What "Without Permission" Actually Means
Permission is a specific thing under Chicago law. It means the tenant expressly agreed to the entry, or you gave the required notice first. The standard is two days' notice before entering the unit, at a reasonable time. The only way around that is a genuine emergency, which is the narrow exception covered in when a landlord can enter without notice.
Absent one of those, the entry is unauthorized. Not rude, not merely awkward. Unauthorized, in the sense the ordinance uses when it hands the tenant remedies.
The RLTO Remedies Are Specific, and They Favor the Tenant
When a landlord makes an unlawful entry or a lawful entry in an unreasonable manner, the RLTO gives the tenant a menu. They can obtain injunctive relief to stop it, or they can terminate the lease and move on.
On top of that, the tenant can recover either one month's rent or their actual damages, whichever is greater, plus reasonable attorney's fees. That last piece is what turns a small dispute into a real one: it means a tenant can find a lawyer willing to take the case even when the damages themselves are modest.
"You did not lose a month's rent because of what you found inside. You lost it because of how you got through the door."
One Entry Versus a Pattern: When It Becomes Harassment
A single slip is one thing. A habit is another. When unauthorized entries repeat, or when entry is used to pressure or intimidate a tenant, the conduct can cross into harassment, which the RLTO treats as its own violation with its own additional damages.
Landlords rarely set out to harass anyone. The pattern usually builds out of frustration or convenience, one shortcut at a time, until a tenant who has been documenting it has a much bigger claim than any one visit would support.
What to Do If It Already Happened
If you have already entered without permission, the fixes are boring and effective. Stop. Do not do it again. Acknowledge it in writing if the tenant raises it, without arguing about whether it was a big deal. Then get clear on the notice rules so the next entry is clean.

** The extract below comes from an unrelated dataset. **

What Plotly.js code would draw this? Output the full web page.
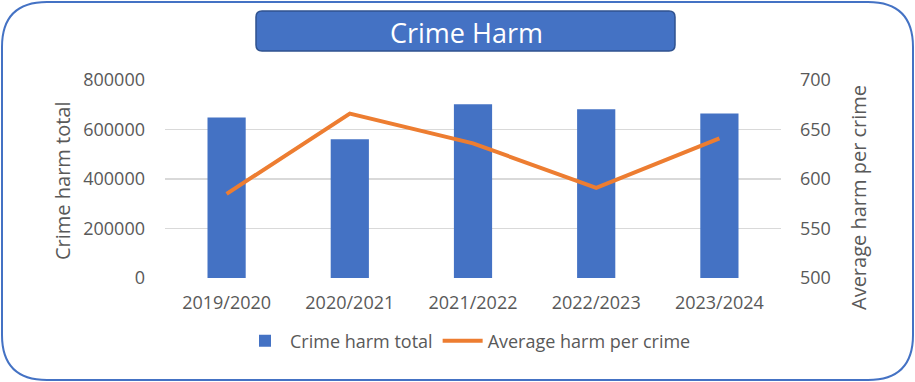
<!DOCTYPE html>
<html>
<head>
<meta charset="utf-8">
<script src="https://cdn.plot.ly/plotly-3.0.1.min.js"></script>
<style>
html,body{margin:0;padding:0;background:#fff;}
#chart{width:915px;height:382px;}
</style>
</head>
<body>
<div id="chart"></div>
<script>
const years = ["2019/2020", "2020/2021", "2021/2022", "2022/2023", "2023/2024"];
const harmTotal = [648000, 561000, 702000, 682000, 665000];
const avgHarm = [585, 666, 636, 591, 641];
const leftTicks = [0, 200000, 400000, 600000, 800000];
const rightTicks = [500, 550, 600, 650, 700];

const W = 915, H = 382;
const L = 165, R = 781, T = 80, B = 278;
function px(x){ return (x - L) / (R - L); }
function py(y){ return (B - y) / (B - T); }
function roundRect(x0, y0, x1, y1, r){
  const rx = r / (R - L), ry = r / (B - T);
  const a = px(x0), b = px(x1), c = py(y0), d = py(y1);
  return `M ${a+rx},${c} L ${b-rx},${c} Q ${b},${c} ${b},${c-ry} L ${b},${d+ry} Q ${b},${d} ${b-rx},${d} L ${a+rx},${d} Q ${a},${d} ${a},${d+ry} L ${a},${c-ry} Q ${a},${c} ${a+rx},${c} Z`;
}

const font = "'Open Sans', 'Noto Sans', sans-serif";
const grey = "#595959";

const traces = [
  {
    type: "bar", x: years, y: harmTotal, name: "Crime harm total",
    marker: {color: "#4472C4"}, yaxis: "y"
  },
  {
    type: "scatter", mode: "lines", x: years, y: avgHarm, name: "Average harm per crime",
    line: {color: "#ED7D31", width: 4}, yaxis: "y2"
  }
];

const layout = {
  width: W, height: H,
  margin: {l: L, r: W - R, t: T, b: H - B},
  paper_bgcolor: "rgba(0,0,0,0)", plot_bgcolor: "rgba(0,0,0,0)",
  bargap: 0.69,
  font: {family: font, color: grey, size: 18},
  showlegend: true,
  legend: {orientation: "h", x: px(468), xanchor: "center", y: py(341), yanchor: "middle",
           font: {size: 18, color: grey}, itemwidth: 40, tracegroupgap: 0},
  xaxis: {
    tickfont: {size: 18, color: grey}, ticks: "", showgrid: false, zeroline: false, showline: false,
    ticklabelstandoff: 12
  },
  yaxis: {
    range: [0, 800000], tickvals: leftTicks, ticktext: leftTicks.map(String),
    showgrid: true, gridcolor: "#D9D9D9", gridwidth: 1.5, zeroline: false,
    tickfont: {size: 18, color: grey}, ticklabelstandoff: 19
  },
  yaxis2: {
    range: [500, 700], tickvals: rightTicks, overlaying: "y", side: "right",
    showgrid: false, zeroline: false, tickfont: {size: 18, color: grey}, ticklabelstandoff: 18
  },
  shapes: [
    {type: "path", xref: "paper", yref: "paper", path: roundRect(2, 2, 913, 380, 45),
     line: {color: "#4472C4", width: 2}, fillcolor: "rgba(0,0,0,0)", layer: "below"},
    {type: "path", xref: "paper", yref: "paper", path: roundRect(256, 11, 675, 51, 6),
     line: {color: "#2F528F", width: 1.5}, fillcolor: "#4472C4", layer: "below"}
  ],
  annotations: [
    {xref: "paper", yref: "paper", x: px(466), y: py(32), xanchor: "center", yanchor: "middle",
     text: "Crime Harm", showarrow: false, font: {size: 27, color: "#ffffff", family: font}},
    {xref: "paper", yref: "paper", x: px(62), y: py(181), xanchor: "center", yanchor: "middle",
     text: "Crime harm total", textangle: -90, showarrow: false, font: {size: 20, color: grey, family: font}},
    {xref: "paper", yref: "paper", x: px(858), y: py(198), xanchor: "center", yanchor: "middle",
     text: "Average harm per crime", textangle: -90, showarrow: false, font: {size: 20, color: grey, family: font}}
  ]
};

Plotly.newPlot("chart", traces, layout, {displayModeBar: false, staticPlot: true});
</script>
</body>
</html>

The value of knowing exactly where the line sits is that you stop guessing at the door. Dweller IQ can tell you whether a specific situation you are facing needs notice, qualifies as an emergency, or requires the tenant's sign-off, before you do anything you would rather not have to explain later.
Key Takeaways
- Entering a Chicago rental without permission or proper notice violates the RLTO, regardless of who owns the property
- The tenant can recover one month's rent or actual damages, whichever is greater, plus attorney's fees, and may terminate the lease
- A tenant being absent is not permission; you still need notice or a genuine emergency
- Lease clauses that claim broader entry rights than the RLTO allows are unenforceable
- Repeated unauthorized entry can escalate into a harassment claim with additional damages
- The RLTO does not grade on intent, so even a well-meaning entry creates exposure
Common Questions
Can a landlord enter if the tenant isn't home?
No. A tenant being out is not the same as the tenant giving permission. Without proper advance notice or a genuine emergency, entering an empty unit is still an unauthorized entry under the RLTO.
Does owning the building let me enter my own property?
No. Once you rent a unit, the tenant holds the right to exclusive possession for the length of the lease. Ownership does not include a right to walk in on demand.
What if my lease says I can enter anytime?
That clause is unenforceable. The RLTO sets a floor for tenant rights that a lease cannot undercut, so a broader entry clause does not override the notice requirement.
Is one accidental entry really actionable?
Yes. The RLTO does not grade on intent. A single unauthorized entry can expose you to the same remedies as a deliberate one, which is why the two-day notice habit matters.